I love the sound of glaikit. It's onomatopoeic.
It sounds exactly as it means, which is a face empty of all intelligence.
I guess the nearest English equivalent would be gormless.
But glaikit is just a great word. Full of character.
Poet and children's novelist Jackie Kay was raised in Glasgow
and the words she heard as a child form an important part of her work.
Scots language, for me, is a great cauldron full of riches.
You can just dip into it and get different things
and different flavours and tastes every time.
If I was a cook, I would definitely be using the Scots language
because you get a great, big boost in flavour.
You get lots of character.
You get a sense of uniqueness
and a sense of time and place.
I like the syntax and the use of repetition.
My mum might say, "I'm not tired tired but I'm tired."
"I'm not hungry hungry but I'm hungry." And I like that.

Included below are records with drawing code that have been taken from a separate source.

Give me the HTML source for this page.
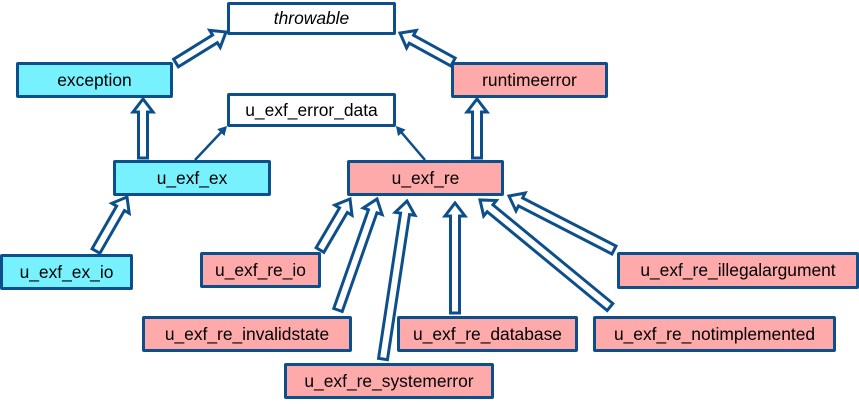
<!DOCTYPE html>
<html><head><meta charset="utf-8"><style>
html,body{margin:0;padding:0;background:#fff;width:859px;height:404px;overflow:hidden}
.b{position:absolute;box-sizing:border-box;border:3.5px solid #0d4f8b;border-radius:2px;display:flex;align-items:center;justify-content:center;font-family:"Liberation Sans",sans-serif;font-size:17.4px;color:#000}
.c{background:#77f1fd}.p{background:#ffaaaa}.w{background:#fff}
svg{position:absolute;left:0;top:0}
</style></head><body>
<svg id="s" width="859" height="404"></svg>
<div class="b w" style="left:227px;top:2px;width:169px;height:33px;font-style:italic">throwable</div>
<div class="b c" style="left:16px;top:62px;width:157px;height:36px">exception</div>
<div class="b p" style="left:451px;top:62px;width:157px;height:36px">runtimeerror</div>
<div class="b w" style="left:227px;top:93px;width:169px;height:34px">u_exf_error_data</div>
<div class="b c" style="left:113px;top:160px;width:158px;height:36px">u_exf_ex</div>
<div class="b p" style="left:347px;top:160px;width:157px;height:36px">u_exf_re</div>
<div class="b c" style="left:0px;top:254px;width:133px;height:36px">u_exf_ex_io</div>
<div class="b p" style="left:200px;top:252px;width:121px;height:36px">u_exf_re_io</div>
<div class="b p" style="left:617px;top:252px;width:242px;height:37px">u_exf_re_illegalargument</div>
<div class="b p" style="left:142px;top:316px;width:210px;height:36px">u_exf_re_invalidstate</div>
<div class="b p" style="left:397px;top:316px;width:181px;height:36px">u_exf_re_database</div>
<div class="b p" style="left:593px;top:316px;width:243px;height:36px">u_exf_re_notimplemented</div>
<div class="b p" style="left:284px;top:363px;width:210px;height:36px">u_exf_re_systemerror</div>
<script>
var s=document.getElementById('s'),h='';
function A(x1,y1,x2,y2){var dx=x2-x1,dy=y2-y1,L=Math.hypot(dx,dy),a=Math.atan2(dy,dx)*180/Math.PI;
var p=[[0,-4.5],[L-13,-4.5],[L-13,-10],[L,0],[L-13,10],[L-13,4.5],[0,4.5]].map(function(q){return q.join(',')}).join(' ');
h+='<polygon points="'+p+'" transform="translate('+x1+','+y1+') rotate('+a+')" fill="#fff" stroke="#0d4f8b" stroke-width="3" stroke-linejoin="miter"/>';}
function T(x1,y1,x2,y2){var dx=x2-x1,dy=y2-y1,L=Math.hypot(dx,dy),a=Math.atan2(dy,dx)*180/Math.PI;
h+='<g transform="translate('+x1+','+y1+') rotate('+a+')"><line x1="0" y1="0" x2="'+(L-6)+'" y2="0" stroke="#0d4f8b" stroke-width="2.5"/><polygon points="'+(L-9)+',-5 '+L+',0 '+(L-9)+',5" fill="#0d4f8b"/></g>';}
A(176,63,226,32);A(453,62,400,33);A(143,158,143,99);A(477,158,477,99);
A(96,251,127,197);A(320,250,350,199);A(338,310,377,199);A(383,359,407,201);
A(455,313,455,203);A(610,307,480,200);A(614,250,509,196);
T(195,160,227,126);T(425,160,396,126);
s.innerHTML=h;
</script>
</body></html>
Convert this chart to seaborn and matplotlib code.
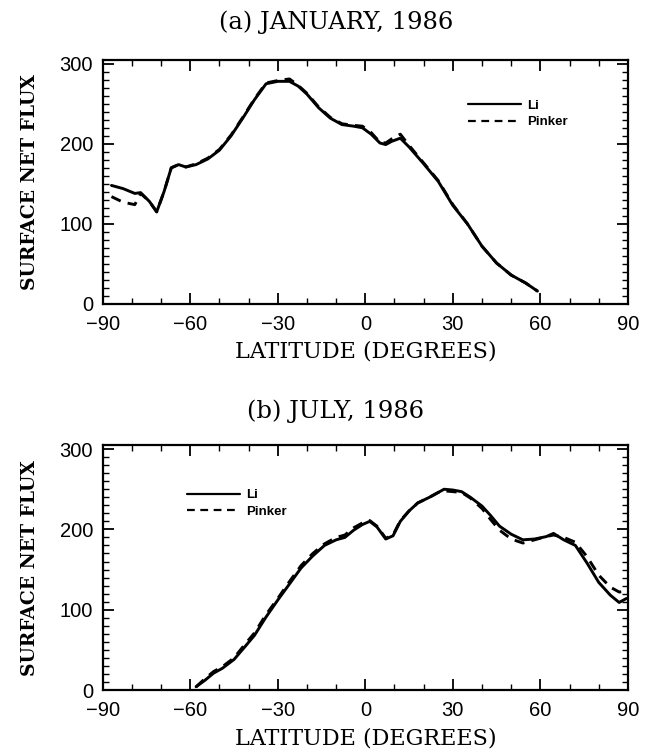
import numpy as np
import pandas as pd
import matplotlib
matplotlib.use("Agg")
import matplotlib.pyplot as plt
from matplotlib.ticker import MultipleLocator
import seaborn as sns

# ---------------- data ----------------
jan_lat = [-87, -83, -79, -77, -74, -71.5, -69, -66.5, -64, -61.5, -58, -54, -50, -46,
           -42, -38, -34, -30, -26, -23, -20, -16, -12, -8, -4, -1, 2, 5, 7, 9, 12, 15,
           20, 25, 30, 35, 40, 45, 50, 55, 59]
jan_li = [148, 144, 138, 139, 128, 115, 140, 170, 174, 171, 174, 181, 192, 210,
          232, 255, 275, 278, 278, 272, 262, 245, 232, 224, 222, 220, 212, 201, 199, 203, 207, 196,
          175, 153, 123, 100, 72, 51, 36, 26, 16]
jan_pinker = [134, 127, 124, 138, 128, 115, 140, 170, 174, 171, 175, 182, 193, 211,
              233, 256, 276, 279, 281, 273, 263, 246, 233, 225, 223, 222, 214, 202, 201, 206, 212, 198,
              176, 154, 124, 100, 72, 51, 36, 26, 16]

jul_lat = [-58, -55, -52, -49, -45, -41, -38, -34, -30, -26, -22, -18, -14, -10, -7, -4, -1,
           1.5, 4, 7, 9.5, 12, 15, 18, 22, 25, 27, 30, 33, 36, 40, 43, 46, 50, 54, 58, 62,
           64.5, 68, 72, 76, 80, 84, 87, 89.5]
jul_li = [4, 12, 21, 27, 38, 55, 68, 91, 112, 132, 152, 167, 180, 187, 190, 199, 206,
          210, 203, 188, 192, 210, 223, 233, 240, 246, 250, 249, 247, 240, 229, 217, 204, 194, 187, 188, 191,
          195, 187, 180, 158, 134, 118, 109, 114]
jul_pinker = [4, 14, 23, 29, 40, 58, 71, 94, 114, 135, 155, 170, 182, 190, 193, 202, 208,
              211, 204, 189, 193, 211, 223, 233, 240, 246, 248, 247, 246, 239, 226, 212, 199, 188, 183, 187, 191,
              193, 190, 184, 166, 143, 128, 122, 123]

titles = ["(a) JANUARY, 1986", "(b) JULY, 1986"]
series_names = ["Li", "Pinker"]
xticks = [-90, -60, -30, 0, 30, 60, 90]
yticks = [0, 100, 200, 300]

# ---------------- style ----------------
sns.set_theme(style="white")
plt.rcParams["font.family"] = ["Liberation Sans", "DejaVu Sans"]
plt.rcParams["axes.unicode_minus"] = True
for k in ["text.color", "axes.labelcolor", "xtick.color", "ytick.color", "axes.edgecolor"]:
    plt.rcParams[k] = "black"

fig = plt.figure(figsize=(6.46, 7.56), dpi=100)
ax_top = fig.add_axes([0.159, 0.598, 0.813, 0.323])
ax_bot = fig.add_axes([0.159, 0.0873, 0.813, 0.324])

panels = [
    (ax_top, jan_lat, jan_li, jan_pinker, titles[0], (0.695, 0.836), 1 - 22 / 756),
    (ax_bot, jul_lat, jul_li, jul_pinker, titles[1], (0.16, 0.82), 1 - 411 / 756),
]

serif = ["DejaVu Serif"]

for ax, lat, li, pk, title, leg_anchor, title_y in panels:
    df = pd.DataFrame({
        "lat": list(lat) * 2,
        "flux": list(li) + list(pk),
        "src": [series_names[0]] * len(lat) + [series_names[1]] * len(lat),
    })
    sns.lineplot(data=df, x="lat", y="flux", style="src", color="black",
                 dashes={"Li": "", "Pinker": (3.5, 2.5)}, linewidth=2.1,
                 ax=ax, sort=True, estimator=None)
    ax.set_xlim(-90, 90)
    ax.set_ylim(0, 305)
    ax.set_xticks(xticks)
    ax.set_yticks(yticks)
    ax.xaxis.set_minor_locator(MultipleLocator(10))
    ax.yaxis.set_minor_locator(MultipleLocator(10))
    ax.tick_params(which="both", direction="in", top=True, right=True,
                   bottom=True, left=True, color="black")
    ax.tick_params(which="major", length=8, width=1.3, labelsize=14.5, pad=8)
    ax.tick_params(which="minor", length=4, width=1.0)
    ax.tick_params(axis="y", which="major", pad=7)
    for sp in ax.spines.values():
        sp.set_visible(True)
        sp.set_color("black")
        sp.set_linewidth(1.6)
    ax.set_xlabel("LATITUDE (DEGREES)", fontsize=16, family=serif, labelpad=5)
    ax.set_ylabel("SURFACE NET FLUX", fontsize=13.5, family=serif, fontweight="bold", labelpad=15)
    fig.text(0.52, title_y, title, fontsize=17.5, family=serif, ha="center", va="center")
    ax.grid(False)
    leg = ax.legend(loc="upper left", bbox_to_anchor=leg_anchor, frameon=False,
                    borderpad=0, borderaxespad=0, handlelength=4.0, handletextpad=0.5,
                    labelspacing=0.3, prop={"family": "Liberation Sans", "weight": "bold", "size": 9.5})
    for h in leg.get_lines():
        h.set_linewidth(1.6)

fig.savefig("out.png", dpi=100, facecolor="white")
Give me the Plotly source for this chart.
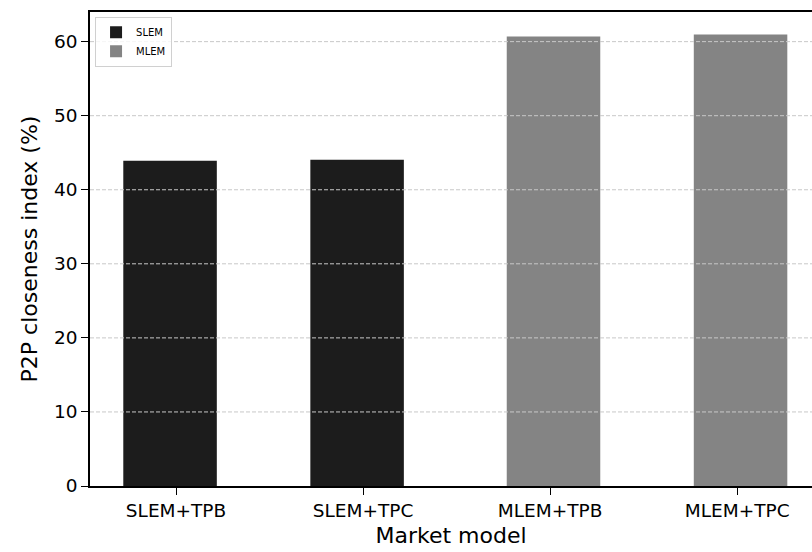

I think of that as a Glasgow double.
Somewhere between these two tireds or these two hungrys,
you know exactly what she means.
As a writer, I've always used Scots language in different ways
and explored the way that you lose bits of your language
when you move country.
I live in England now and I have a kind of nostalgic relationship
to some words that I don't get to hear any more.
I only get to hear them when I go back to Glasgow.
This poem's called Old Tongue
and I wrote it for my partner who left Scotland, my ex-partner,
who left Scotland when she was eight and went to live in England.
It fascinates me when people leave a country,
what they often most miss is the language they've left behind.
When I was eight, I was forced south.
Not long after, when I opened
my mouth, a strange thing happened.
I lost my Scottish accent.
Words fell off my tongue:
eedyit, dreich, wabbit, crabbit
stumour, teuchter, heidbanger,
so you are, so am ur, see you, see ma ma,
shut yer geggie or I'll gie you the malkie!
My own vowels started to stretch like my bones
and I turned my back on Scotland.
Words disappeared in the dead of night,
new words marched in: ghastly, awful,
quite dreadful, scones said like stones.
Pokey hats into ice cream cones.
Oh where did all my words go
my old words, my lost words?
Did you ever feel sad when you lost a word,
did you ever try and call it back
like calling in the sea?
If I could have found my words wandering,
I swear I would have taken them in,
swallowed them whole, knocked them back.
Out in the English soil, my old words
It made my mother's blood boil.
I cried one day with the wrong sound in my mouth.
I wanted them back; I wanted my old accent back,
my old tongue. My dour soor Scottish tongue.
Singsongy. I wanted to gie it laldie.